The congress coincides with the International Day Against the Sexual Exploitation and Trafficking of Women and Children on Thursday, instituted in 1999 by the World Conference of the Coalition Against Trafficking in Women (CATW).
Government authorities and non-governmental organisations (NGOs) in Mexico concur that criminal mafias in this country have been proved to combine trafficking in persons with drug trafficking, along both the northern and southern land borders (with the United States and with Guatemala, respectively).
Most Latin American countries have established laws against human trafficking, and have ratified the Protocol to Prevent, Suppress and Punish Trafficking in Persons, especially Women and Children, supplementing the United Nations Convention against Transnational Organised Crime, in force since Sept. 29, 2003.
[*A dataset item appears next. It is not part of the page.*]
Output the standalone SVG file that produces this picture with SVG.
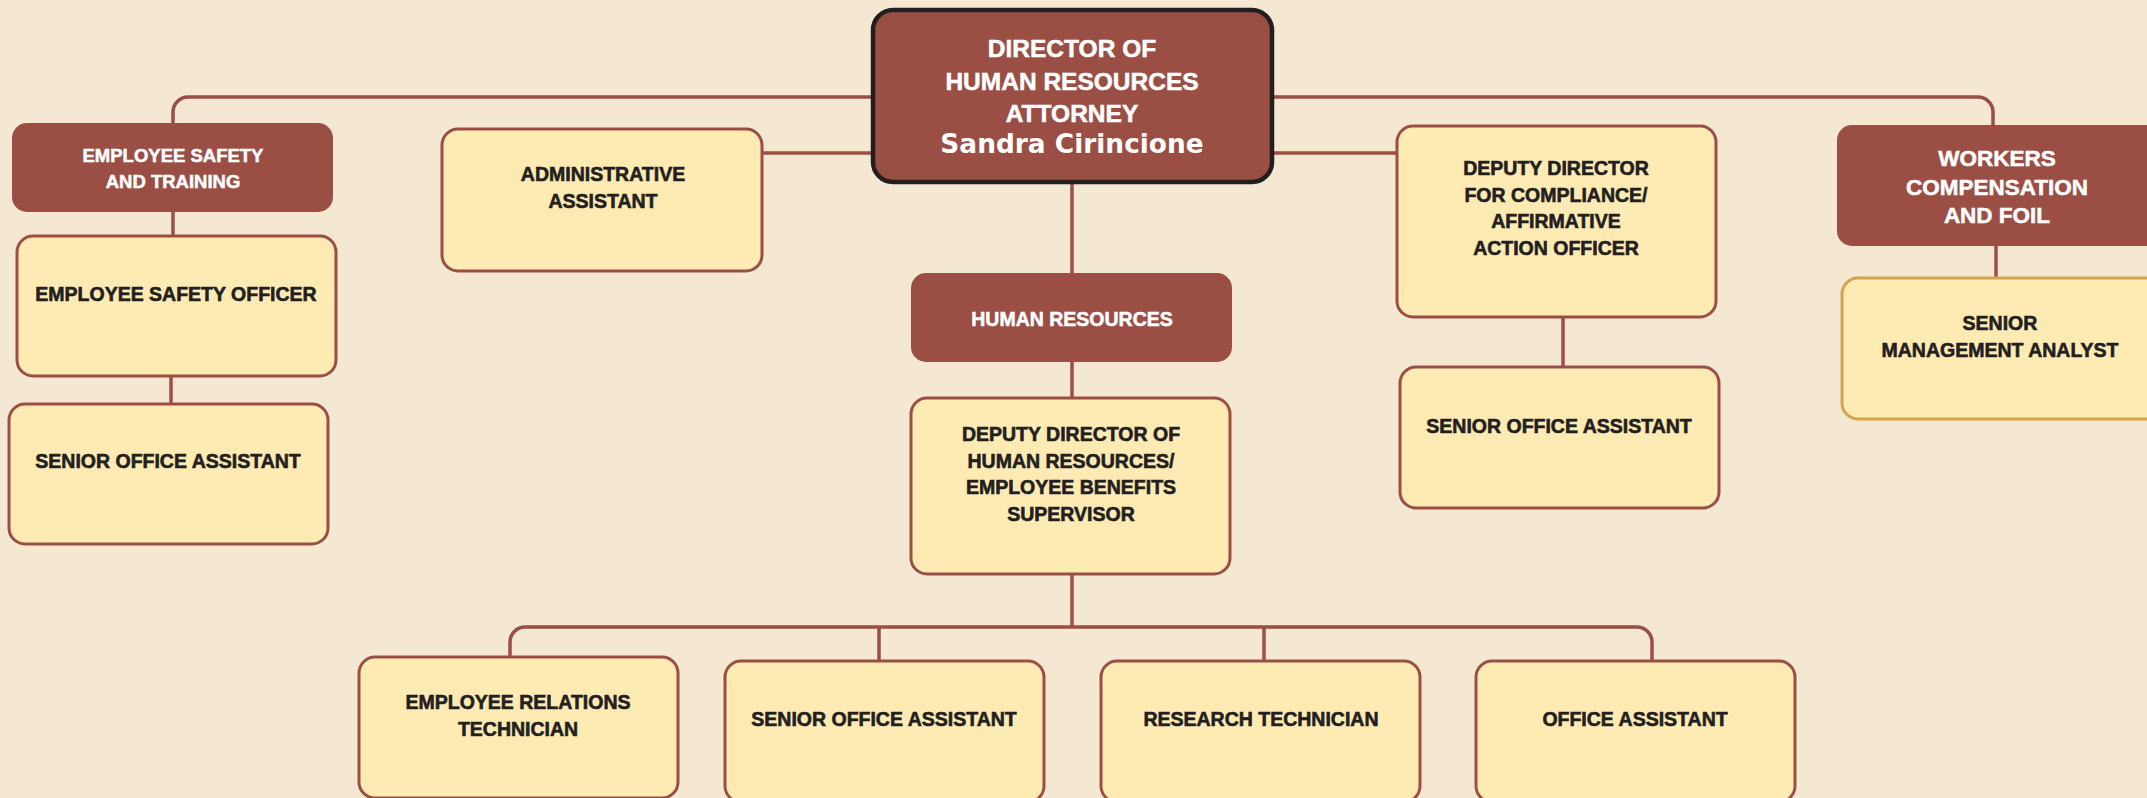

In Mexico, a federal Law to Prevent and Punish Trafficking in Persons has been on the books since 2007, but the government has yet to create a national programme to implement it, although this is stipulated in the law itself.
The Puebla Congress, which follows the first such conference held in Buenos Aires in 2008, is meeting one month after the massacre of 72 undocumented migrants in the northeastern state of Tamaulipas, which exemplified the connection between drug trafficking and trafficking in persons, and drew International attention to the dangers faced by migrants in Mexico.
Miguel Ortega, a member of the Democratic Alliance of Civil Society Organisations, a Mexican umbrella group representing 50 NGOs, told IPS: “In first place, the problem is invisible, and until the state makes appropriate changes to the laws, there will be no progress. We want to see prompt and decisive action.”
IOM’s Hidalgo said, “our investigations and research have found that Nicaraguan women are trafficked into Guatemala and Costa Rica, and Honduran women are trafficked into Guatemala and Mexico.”
Women from Colombia and Peru have been forced into prostitution in the southern Ecuadorean province of El Oro, according to a two-year investigation by Martha Ruiz, a consultant responsible for updating and redrafting Ecuador’s National Plan against Human Trafficking.
SERPAJ’s Chávez said, “We have not been able to get governments to take responsibility for investigating these crimes. The states themselves are a factor in generating these crimes.”
Out of the 32 Mexican states, eight make no reference to human trafficking in their state laws. Mario Fuentes, head of CEIDAS, wrote this week in the newspaper Excélsior that the country is labouring under “severe backwardness and challenges in this field, because it lacks a national programme to deal with the problem, as well as a system of statistics.”